Para começar, porque o fantasma da austeridade – que é o principal anátema do PSD junto dos portugueses – ficará para trás, esquecido.

Depois, porque o famoso ‘aparelho’ pode beneficiar de uma boa varridela, e Santana Lopes não teria condições para a fazer, tendendo a perpetuar os nomes que vinham de Passos Coelho.

A seguir, porque a secundarização do eixo Lisboa-Cascais, dominante desde quase a fundação do PSD, pode dar um novo arejamento.

Finalmente, porque a tendência para fazer uma oposição à distância, fora de Lisboa, pode revelar-se, mais eficaz.

Enquanto Santana Lopes faria uma oposição um pouco déjà vu, um dize-tu-direi-eu centrado na capital, Rio pode falar de longe, tendo por trás dele o apoio do Norte.

Um pouco como fazia Alberto João Jardim quando estava na Madeira.

Rio pode assumir-se, assim, como um general do combate contra o centralismo, a politiquice, falando dos que não têm acesso a Lisboa e ao poder.

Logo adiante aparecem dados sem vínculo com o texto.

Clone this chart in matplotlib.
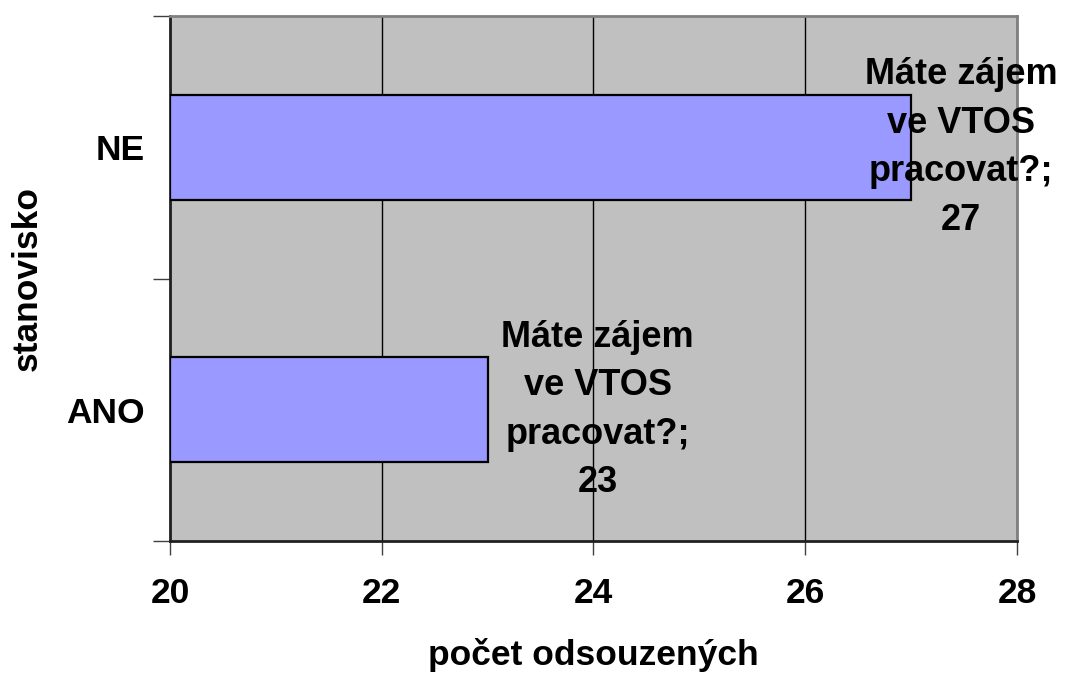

E aí teria também cabimento uma luta a favor do setor privado, que tem no Norte uma grande concentração, mas essa será mais difícil pois Rio é um convicto social-democrata.

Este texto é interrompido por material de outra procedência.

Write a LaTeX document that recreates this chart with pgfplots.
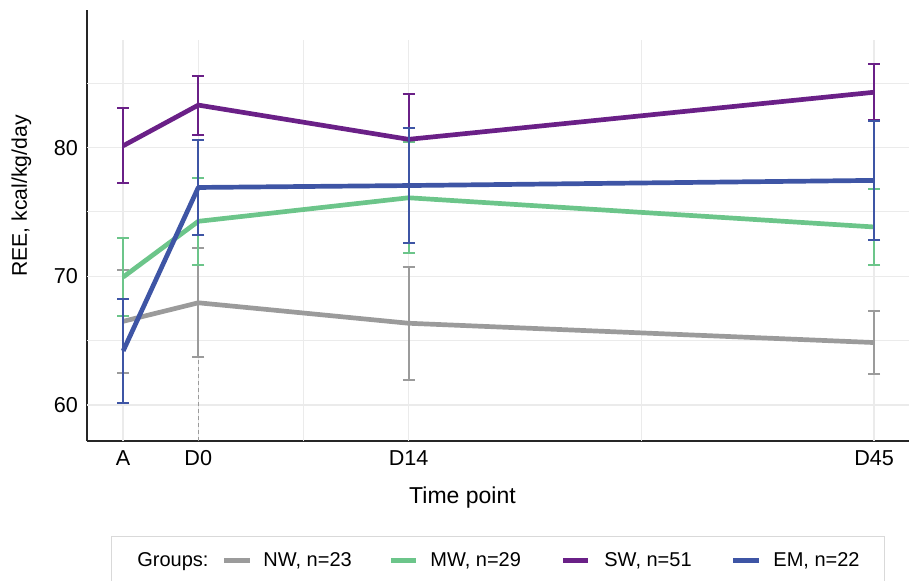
\documentclass[border=0pt]{standalone}
\usepackage{pgfplots}
\pgfplotsset{compat=1.18}
\usepackage{fontspec}
\setmainfont{Liberation Sans}
\definecolor{cNW}{HTML}{9B9B9B}
\definecolor{cMW}{HTML}{6CC58A}
\definecolor{cSW}{HTML}{6A2087}
\definecolor{cEM}{HTML}{3E55A5}
\definecolor{gridc}{HTML}{EBEBEB}
\definecolor{legc}{HTML}{D9D9D9}

\begin{document}
\begin{tikzpicture}
\useasboundingbox (-43.5pt,-69.5pt) rectangle (411pt,220.5pt);
\begin{axis}[
  at={(0pt,0pt)}, anchor=south west,
  scale only axis, width=411pt, height=215.5pt,
  xmin=-7.41, xmax=47.32, ymin=57.2, ymax=90.69,
  axis x line=bottom, axis y line=left,
  axis line style={-, black!85, line width=0.65pt},
  xtick={-5,0,14,45}, xticklabels={A,D0,D14,D45},
  ytick={60,70,80},
  major tick length=0pt, minor tick length=0pt,
  tick label style={font=\fontsize{10.8}{12}\selectfont},
  xticklabel style={anchor=base, yshift=-12pt, inner sep=0pt},
  yticklabel style={anchor=east, xshift=-4.3pt, inner sep=0pt},
  /pgf/number format/assume math mode=true,
  clip=false,
]
\pgfplotsinvokeforeach{60,65,70,75,80,85}{
  \draw[gridc, line width=0.55pt] (axis cs:-7.41,#1) -- (axis cs:47.32,#1);
}
\pgfplotsinvokeforeach{-5,0,7,14,29.5,45}{
  \draw[gridc, line width=0.7pt] (axis cs:#1,57.2) -- (axis cs:#1,88.36);
}
\addplot[cNW, line width=0.5pt, dash pattern=on 2pt off 1.5pt, forget plot] coordinates {(0,57.2) (0,63.7)};

\addplot[cNW, line width=2.35pt, line join=round, mark=none,
  error bars/.cd, y dir=both, y explicit,
  error bar style={line width=1pt, solid},
  error mark options={rotate=90, line width=1pt, mark size=3pt}]
  coordinates {(-5,66.5) +- (0,4.0) (0,67.94) +- (0,4.25) (14,66.35) +- (0,4.4) (45,64.85) +- (0,2.48)};

\addplot[cMW, line width=2.35pt, line join=round, mark=none,
  error bars/.cd, y dir=both, y explicit,
  error bar style={line width=1pt, solid},
  error mark options={rotate=90, line width=1pt, mark size=3pt}]
  coordinates {(-5,69.94) +- (0,3.0) (0,74.27) +- (0,3.4) (14,76.1) +- (0,4.3) (45,73.83) +- (0,2.95)};

\addplot[cSW, line width=2.35pt, line join=round, mark=none,
  error bars/.cd, y dir=both, y explicit,
  error bar style={line width=1pt, solid},
  error mark options={rotate=90, line width=1pt, mark size=3pt}]
  coordinates {(-5,80.14) +- (0,2.9) (0,83.3) +- (0,2.3) (14,80.64) +- (0,3.56) (45,84.3) +- (0,2.17)};

\addplot[cEM, line width=2.35pt, line join=round, mark=none,
  error bars/.cd, y dir=both, y explicit,
  error bar style={line width=1pt, solid},
  error mark options={rotate=90, line width=1pt, mark size=3pt}]
  coordinates {(-5,64.2) +- (0,4.05) (0,76.9) +- (0,3.7) (14,77.05) +- (0,4.5) (45,77.45) +- (0,4.6)};
\end{axis}

% axis titles
\node[rotate=90, anchor=base, inner sep=0pt, font=\fontsize{10.6}{12}\selectfont] at (-30pt,122.5pt) {REE, kcal/kg/day};
\node[anchor=base, inner sep=0pt, font=\fontsize{11.5}{13}\selectfont] at (187.75pt,-31pt) {Time point};

% legend
\draw[legc, line width=0.5pt] (12.25pt,-75pt) -- (12.25pt,-47.5pt) -- (398.5pt,-47.5pt) -- (398.5pt,-75pt);
\begin{scope}[every node/.style={anchor=base west, inner sep=0pt, font=\fontsize{10}{12}\selectfont}]
\node at (25pt,-62.5pt) {Groups:};
\draw[cNW, line width=2.5pt] (68.5pt,-59.5pt) -- (81.5pt,-59.5pt);
\node at (88pt,-62.5pt) {NW, n=23};
\draw[cMW, line width=2.5pt] (152pt,-59.5pt) -- (164.5pt,-59.5pt);
\node at (171.5pt,-62.5pt) {MW, n=29};
\draw[cSW, line width=2.5pt] (238pt,-59.5pt) -- (250.5pt,-59.5pt);
\node at (258.5pt,-62.5pt) {SW, n=51};
\draw[cEM, line width=2.5pt] (323pt,-59.5pt) -- (336pt,-59.5pt);
\node at (343pt,-62.5pt) {EM, n=22};
\end{scope}
\end{tikzpicture}
\end{document}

Entretanto, como alertei na última crónica, tudo aquilo que Rui Rio pode ter a seu favor na luta contra António Costa também corre o risco de dividir o PSD.

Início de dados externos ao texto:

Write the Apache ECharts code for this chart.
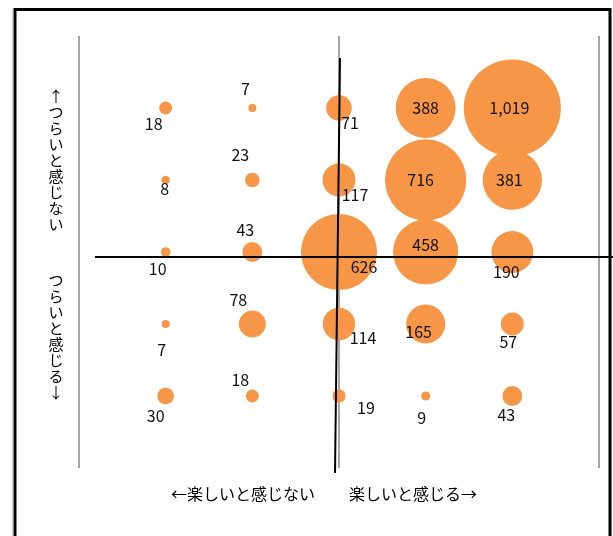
<!DOCTYPE html>
<html><head><meta charset="utf-8">
<script src="https://cdn.jsdelivr.net/npm/echarts@6/dist/echarts.min.js"></script>
<style>html,body{margin:0;padding:0;background:#fff}#c{width:613px;height:536px}</style>
</head><body><div id="c"></div>
<script>
// categories: columns (楽しい axis) and rows (つらい axis)
const colPos = [1, 2, 3, 4, 5];
const rowPos = [5, 4, 3, 2, 1];
// values, row by row (top to bottom), column by column (left to right)
const row1 = [18, 7, 71, 388, 1019];
const row2 = [8, 23, 117, 716, 381];
const row3 = [10, 43, 626, 458, 190];
const row4 = [7, 78, 114, 165, 57];
const row5 = [30, 18, 19, 9, 43];
const rowsVals = [row1, row2, row3, row4, row5];
const xTitleLeft = '←楽しいと感じない';
const xTitleRight = '楽しいと感じる→';
const yTitleTop = '↑つらいと感じない';
const yTitleBottom = 'つらいと感じる↓';

// label offsets (px) per cell, same layout as values
const labelOffsets = [
  [[-12,16],[-7,-19],[11,15],[0,0],[-3,0]],
  [[-1,9],[-12,-25],[16,15],[-5,0],[-3,0]],
  [[-8,17],[-7,-22],[25,15],[0,-7],[-6,20]],
  [[-4,26],[-14,-24],[24,14],[-7,8],[-4,18]],
  [[-10,20],[-12,-16],[27,12],[-4,22],[-6,19]]
];

const data = [];
rowsVals.forEach((row, r) => row.forEach((v, c) => {
  data.push({ value: [colPos[c], rowPos[r], v], label: { offset: labelOffsets[r][c] } });
}));

const chart = echarts.init(document.getElementById('c'), null, { renderer: 'canvas' });
const jp = '"Noto Sans CJK JP", sans-serif';
const vert = s => Array.from(s).join('\n');

chart.setOption({
  animation: false,
  grid: { left: 79, top: 36, width: 520, height: 432 },
  xAxis: {
    type: 'value', min: 0, max: 6, interval: 3,
    axisLine: { show: false }, axisTick: { show: false }, axisLabel: { show: false },
    splitLine: { show: true, lineStyle: { color: '#a6a6a6', width: 2 } }
  },
  yAxis: {
    type: 'value', min: 0, max: 6, interval: 1,
    axisLine: { show: false }, axisTick: { show: false }, axisLabel: { show: false },
    splitLine: { show: false }
  },
  series: [{
    type: 'scatter',
    data: data,
    symbolSize: d => 3.04 * Math.sqrt(d[2]),
    itemStyle: { color: '#F79646', opacity: 1 },
    label: {
      show: true, position: 'inside', color: '#111',
      fontFamily: '"Liberation Sans Narrow", "Noto Sans CJK JP", sans-serif', fontSize: 16,
      formatter: p => p.value[2].toLocaleString('en-US')
    },
    z: 2
  }],
  graphic: [
    { type: 'rect', shape: { x: 15, y: 9.5, width: 595, height: 540 }, style: { fill: null, stroke: '#000', lineWidth: 3 }, z: 0 },
    { type: 'line', shape: { x1: 13, y1: 9, x2: 13, y2: 536 }, style: { stroke: '#999', lineWidth: 1 } },
    { type: 'line', shape: { x1: 95, y1: 257, x2: 613, y2: 257 }, style: { stroke: '#000', lineWidth: 2 }, z: 10 },
    { type: 'line', shape: { x1: 340, y1: 58, x2: 335, y2: 473 }, style: { stroke: '#000', lineWidth: 2 }, z: 10 },
    { type: 'text', x: 243, y: 494, style: { text: xTitleLeft, font: '16px ' + jp, fill: '#000', textAlign: 'center', textVerticalAlign: 'middle' } },
    { type: 'text', x: 413, y: 494, style: { text: xTitleRight, font: '16px ' + jp, fill: '#000', textAlign: 'center', textVerticalAlign: 'middle' } },
    { type: 'text', x: 56, y: 88, style: { text: vert(yTitleTop), font: '15px ' + jp, lineHeight: 16, fill: '#000', textAlign: 'center', textVerticalAlign: 'top' } },
    { type: 'text', x: 56, y: 272, style: { text: vert(yTitleBottom), font: '15px ' + jp, lineHeight: 16, fill: '#000', textAlign: 'center', textVerticalAlign: 'top' } }
  ]
});
</script></body></html>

É bom fugir do eixo Lisboa-Cascais – mas é mau anular o eixo Lisboa-Cascais.

É bom dar uma varridela no aparelho – mas será mau destruir o aparelho.

É bom mudar de pessoas – mas certas figuras como Morais Sarmento ou Pacheco Pereira parecem-me com mais propensão para intrigar e dividir do que para unir.

Se Rui Rio conseguir tirar o melhor da rutura e deixar na sombra o pior, o PSD poderá dar um salto em frente.

Caso contrário, o partido poderá partir-se em dois.

P.S. – Pacheco Pereira foi um dos que entraram no coro contra mim, zurzindo-me por ter revelado conversas privadas no livro Eu e os Políticos. 

Ora, Pacheco Pereira veio agora revelar uma conversa privada que teve com Pedro Santana Lopes. Com uma diferença fundamental: eu fiz essas revelações no âmbito de um livro de memórias, sem quaisquer objetivos políticos, com a única preocupação de dar um contributo para a História. 

Mas Pacheco Pereira fez as suas revelações com grande estardalhaço mediático nas vésperas das eleições no PSD e com objetivos bem claros: prejudicar Pedro Santana Lopes e favorecer o seu candidato, Rui Rio. 

Pacheco revelou uma conversa privada como um punhal para enterrar em Santana. Assim se conhecem as pessoas.